Two prominent politicians from the centre-right PRO – Patricia Bullrich, who chairs the centre-right party, and deputy Waldo Wolff – joined the demonstration. Posters carrying slogans, such as “it was magnicide, not suicide,” together with Argentine flags and photos of the dead prosecutor were displayedd at the event.

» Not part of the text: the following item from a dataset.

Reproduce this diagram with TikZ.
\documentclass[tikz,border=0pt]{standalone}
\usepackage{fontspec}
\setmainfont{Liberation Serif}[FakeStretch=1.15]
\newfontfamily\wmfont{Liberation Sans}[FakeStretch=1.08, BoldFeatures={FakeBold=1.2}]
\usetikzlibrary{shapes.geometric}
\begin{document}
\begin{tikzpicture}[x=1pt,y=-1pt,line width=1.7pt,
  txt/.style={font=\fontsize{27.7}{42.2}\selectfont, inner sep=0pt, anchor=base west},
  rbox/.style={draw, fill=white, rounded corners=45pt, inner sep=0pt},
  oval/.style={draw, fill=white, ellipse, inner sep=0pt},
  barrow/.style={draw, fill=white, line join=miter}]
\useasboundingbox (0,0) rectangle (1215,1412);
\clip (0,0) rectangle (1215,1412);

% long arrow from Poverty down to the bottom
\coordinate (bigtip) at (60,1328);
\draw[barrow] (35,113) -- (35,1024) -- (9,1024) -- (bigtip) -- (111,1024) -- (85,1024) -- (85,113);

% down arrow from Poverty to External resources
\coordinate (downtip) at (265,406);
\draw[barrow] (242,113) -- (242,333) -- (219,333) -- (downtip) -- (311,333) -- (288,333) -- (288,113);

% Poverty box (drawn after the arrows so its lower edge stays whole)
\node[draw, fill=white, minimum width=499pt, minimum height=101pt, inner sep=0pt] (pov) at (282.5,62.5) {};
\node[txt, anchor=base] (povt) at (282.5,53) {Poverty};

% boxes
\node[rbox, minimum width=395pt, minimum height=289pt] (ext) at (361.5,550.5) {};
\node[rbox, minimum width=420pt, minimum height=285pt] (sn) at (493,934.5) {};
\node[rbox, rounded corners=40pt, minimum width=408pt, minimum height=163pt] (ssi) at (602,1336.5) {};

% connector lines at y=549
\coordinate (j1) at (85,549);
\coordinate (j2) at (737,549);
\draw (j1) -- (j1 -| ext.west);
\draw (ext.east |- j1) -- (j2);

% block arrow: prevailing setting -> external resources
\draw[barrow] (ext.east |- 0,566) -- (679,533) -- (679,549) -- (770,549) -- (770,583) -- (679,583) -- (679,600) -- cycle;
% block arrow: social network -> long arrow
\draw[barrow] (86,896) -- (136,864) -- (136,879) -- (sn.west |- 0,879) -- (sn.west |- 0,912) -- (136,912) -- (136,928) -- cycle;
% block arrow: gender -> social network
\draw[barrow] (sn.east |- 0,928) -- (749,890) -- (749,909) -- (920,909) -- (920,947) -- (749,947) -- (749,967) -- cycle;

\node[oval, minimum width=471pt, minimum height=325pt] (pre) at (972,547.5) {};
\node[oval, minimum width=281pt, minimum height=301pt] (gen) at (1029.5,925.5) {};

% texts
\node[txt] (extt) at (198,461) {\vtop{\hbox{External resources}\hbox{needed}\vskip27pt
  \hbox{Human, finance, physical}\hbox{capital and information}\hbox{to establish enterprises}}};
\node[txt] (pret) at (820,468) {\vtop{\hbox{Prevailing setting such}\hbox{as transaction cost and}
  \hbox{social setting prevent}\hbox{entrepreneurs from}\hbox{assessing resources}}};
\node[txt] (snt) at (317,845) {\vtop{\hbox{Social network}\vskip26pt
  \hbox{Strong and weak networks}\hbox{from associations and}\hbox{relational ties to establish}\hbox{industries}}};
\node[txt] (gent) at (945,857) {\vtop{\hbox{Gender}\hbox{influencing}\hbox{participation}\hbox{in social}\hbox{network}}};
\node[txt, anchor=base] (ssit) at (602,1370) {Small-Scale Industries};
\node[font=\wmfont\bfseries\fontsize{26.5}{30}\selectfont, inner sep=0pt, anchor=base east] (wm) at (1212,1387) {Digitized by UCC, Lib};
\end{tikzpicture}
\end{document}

None of Nisman’s immediate family was present, opting for a more private ceremony at his grave in La Tablada cemetery.
While one demonstrator shouted: “Cristina [Fernández de Kirchner], history has not acquitted you, it condemns you and will convict you,” Bullrich told the small gathering: “The truth is that his daughters, his family and the Argentine people will be at peace when justice is done and it is known who is going to pay for what happened.” For his part, Wolff declared that “Kirchnerism is politically responsible for this death.”
Nisman was found dead with a bullet through his head in his Puerto Madero flat six Januarys ago, just four days after denouncing the then-president Fernández de Kirchner for an alleged pact with Iran to cover up the 1994 terrorist bomb destruction of the AMIA Jewish community centre, claiming 85 lives, and on the eve of a Congress appearance to substantiate these charges.
Earlier this month, Federal Judge Marcelo Martínez de Giorgi slapped an injunction on the dead man’s assets, which include a Merrill Lynch account containing over US$600,000 which is the object of a money-laundering investigation.
The previous day Prosecutor Eduardo Taiano summoned former Mossad spy Uzi Shaya, who claims to have passed on to Nisman shortly before his death extracts details of offshore accounts allegedly owned by Fernández de de Kirchner. The Israeli alleges that the accounts contain concealed payments from Iran.